On Growing Up
I remember John Wimber, the founder of the Vineyard saying (only half jesting), “I hope I grow up before I grow old.” It was a big deal to him because one of the most important tasks in life is growing up. Becoming mature not just in our bodies and emotions and minds but in every way including relationships with God and other people.
Growing up was a big deal to the apostle Paul too. It was one of his favorite topics. I guess maturity was as uncommon in the first century as it is today. What does it mean to become a mature person or as Paul termed it, “growing up to the full stature of Christ” (Ephesians 4:13). Summing it up with the phrase, “Speaking the truth in love we will in all things grow up into him who is the head, that is, Christ.” (v.15) Paul is talking about a particular “growing up” that’s supposed to happen. Growing up “into Christ”.
There are a lot of mistaken ideas about what it means to be “grown up”. Some believe this is a term for those over eighteen. I’m afraid not. But according to Paul, Christ is what a grown up – a truly mature, adulthood – looks like. He defines the mature human being.
Healthy human growth involves the total person. The same goes for growing up into Christ and becoming spiritually mature. Paul calls it growing up “in all things”. A mature person is complete and whole. No area, no zone, no feature, no part of life is left out.
What does this process of growing up involve? Paul says it involves, “speaking the truth in love”. I honestly never quite understood how that worked. How does my verbal communication bring about maturity? I found Eugene Peterson helpful here… He suggests that a better way of putting it might be “expressing the truth in love”.
Evidently this isn’t just about truth telling, but rather the fact that I gradually become a complete, fully human being, as I live like Christ, using love not just words to express myself in every area and aspect of my life.
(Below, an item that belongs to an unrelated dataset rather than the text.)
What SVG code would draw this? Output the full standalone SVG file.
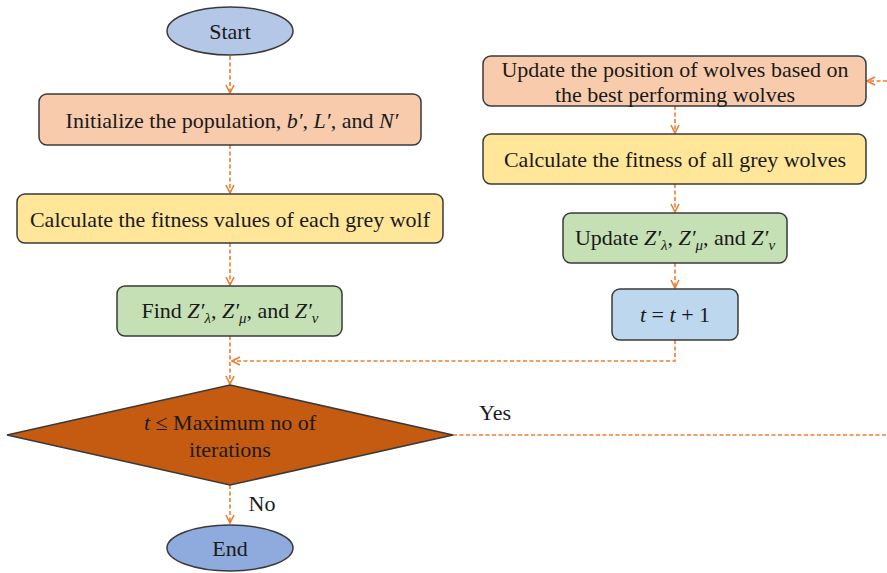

Letting my whole life – the way I follow Jesus, the way I’m a husband, father, grandfather, son, relative, friend, neighbor, coworker, citizen – speak the language of love. Letting love define who I am. Letting my life tell the story of God’s love not just my words.
I’m with Wimber, I hope I grow up before I grow old. Spiritual maturity doesn’t automatically come with age it comes as I choose to learn from him how to bring love into every part of my life. As paramount as grace is to the Christian life it doesn’t automatically cause spiritual growth. If that were the case every believer would reach maturity. Sadly that’s not the case. No, doing love the way Jesus did love is the pathway to spiritual maturity.